The very definition of the real becomes that of which it is possible to give an equivalent reproduction. This is contemporaneous with a science that postulates that a process can be perfectly reproduced in a set of given conditions, and also with the industrial rationality that postulates a universal system of equivalency. At the limit of this process of reproductibility, the real is not only what can be reproduced, but that which is always already reproduced. The hyperreal.

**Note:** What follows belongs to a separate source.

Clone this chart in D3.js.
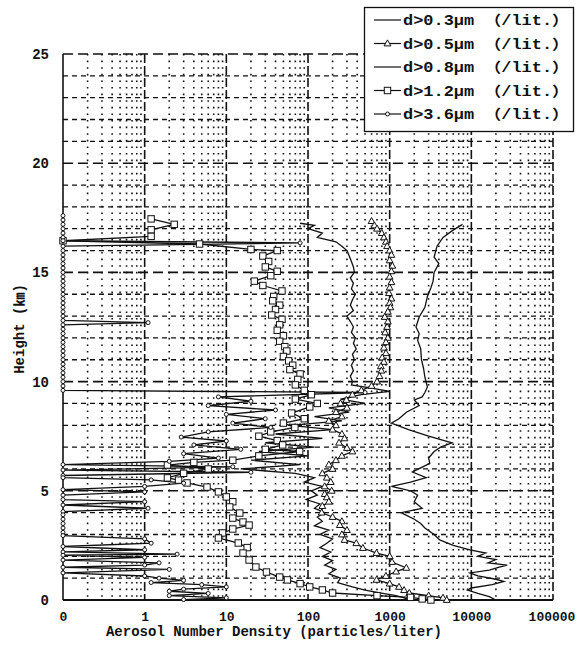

There used to be, before, a specific class of allegorical and slightly diabolical objects: mirrors, images, works of art (concepts?) simulacra, but transparent and manifest (you didn't confuse the counterfeit with the original), that had their characteristic style and savoir faire. And pleasure consisted then rather in discovering the "natural" in what was artificial and counterfeit. Today, when the real and the imaginary are confused in the same operational totality, the esthetic fascination is everywhere. It is a subliminal perception (a sort of sixth sense) of deception, montage, scenaria of the overexposed reality in the light of the models no longer a production space, but a reading strip, strip of coding and decoding, magnetized by the signs---esthetic reality---no longer by the premediation and the distance of art, but by its elevation to the second level, to the second power, by the anticipation and the immanence of the code. A kind of non-intentional parody hovers over everything, of technical simulation, of indefinable fame to which is attached an esthetic pleasure, that very one of reading and of the rules of the game. Traveling of signs, the media, of fashion and the models, of the blind and brilliant ambiance of the simulacra.

A long time ago art prefigured this turning which is that today of daily life.

---Jean Baudrillard. Simulations. Simiotext(e), 1983, 23-26.